Lembro-me como se fosse agora, eu estava perto do esquife e apareceu duas jovens que ficaram a observar o meu irmão e de repente uma disse a outra “Que desperdício” um homem tão bonito. Realmente o maninho era o mais bonito entre os irmãos, tinha aproximadamente 1,91 metros, 95 kilos, os cabelos eram encaracolados pretos, os olhos também eram pretos bem vistosos.
O Maurício era caminhoneiro, amava a estrada, era casado com a Simone e deixara dois filhos, Alípio de 8 anos e Davi de 2 meses.
Assim como o Davi, eu também perdi meu pai muito cedo, eu tinha apenas 3 meses de idade quando ele faleceu, e algo que me chamou a atenção, foi que durante muito tempo eu ficava pensando como seria a reação de uma criança de 3 meses que estava ali vendo seu pai ser velado, e naquele dia, ali no velório do meu irmão, pude constatar como seria tal reação ao estar com o Davi em meus braços, observei que ele nem tinha ciência que no meio daquela multidão toda seu pai estava despedindo desse mundo.

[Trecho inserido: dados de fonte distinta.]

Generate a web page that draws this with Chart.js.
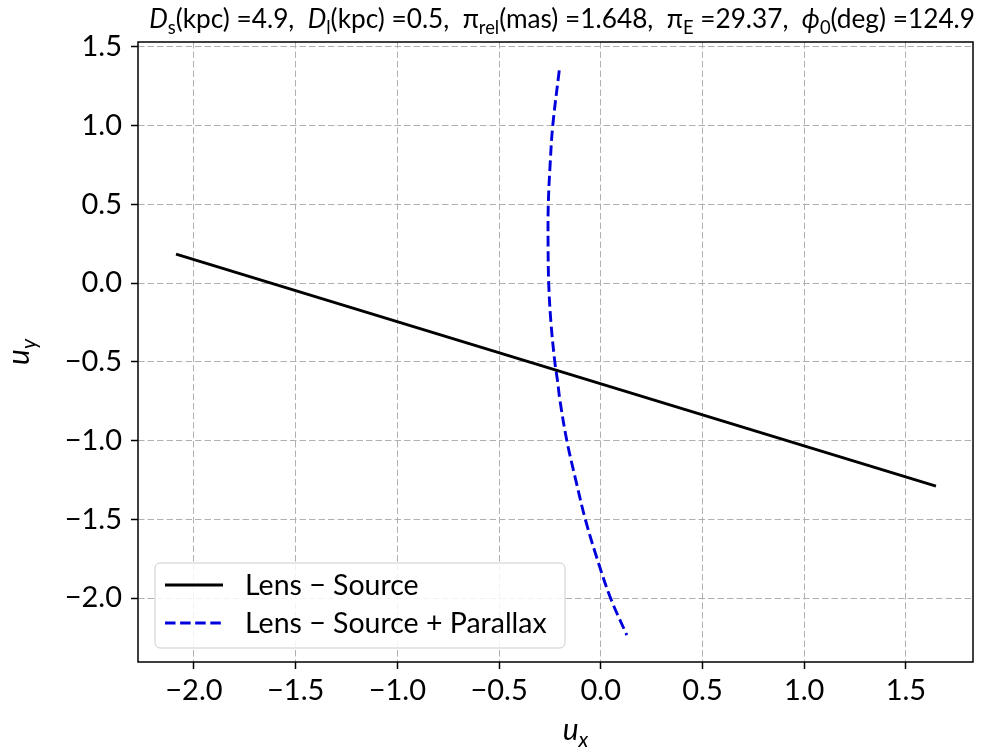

Durante muito tempo depois que meu irmão tinha sido enterrado, a sensação que eu tinha era que ele tinha ido fazer uma viagem e que breve breve voltaria. Era difícil ter que encarar a dura realidade que ele já não se encontrava entre nós. Já se passara 14 anos do seu falecimento, em momento algum aceito a morte dele, mas pelo menos agora o tempo tratou de abrandar a dor do coração.
Infelizmente a morte é difícil de aceitar, mas com certeza creio eu que seja a única certeza que temos nessa vida cheia de indecisões e insegurança. O ciclo se inicia com o nascimento, desenvolvimento, maturidade e finalmente somos selados com a morte. O que nos consola é acreditarmos numa vida pós-morte.
É difícil entendermos por que uma pessoa cheia de vida com apenas 33 anos de idade, com um filho que tinha acabado de nascer, teria que ser retirado do nosso convívio, mas talvez um dia eu possa ter não só essa, como todas as outras indagações da minha alma respondidas pelo Criador.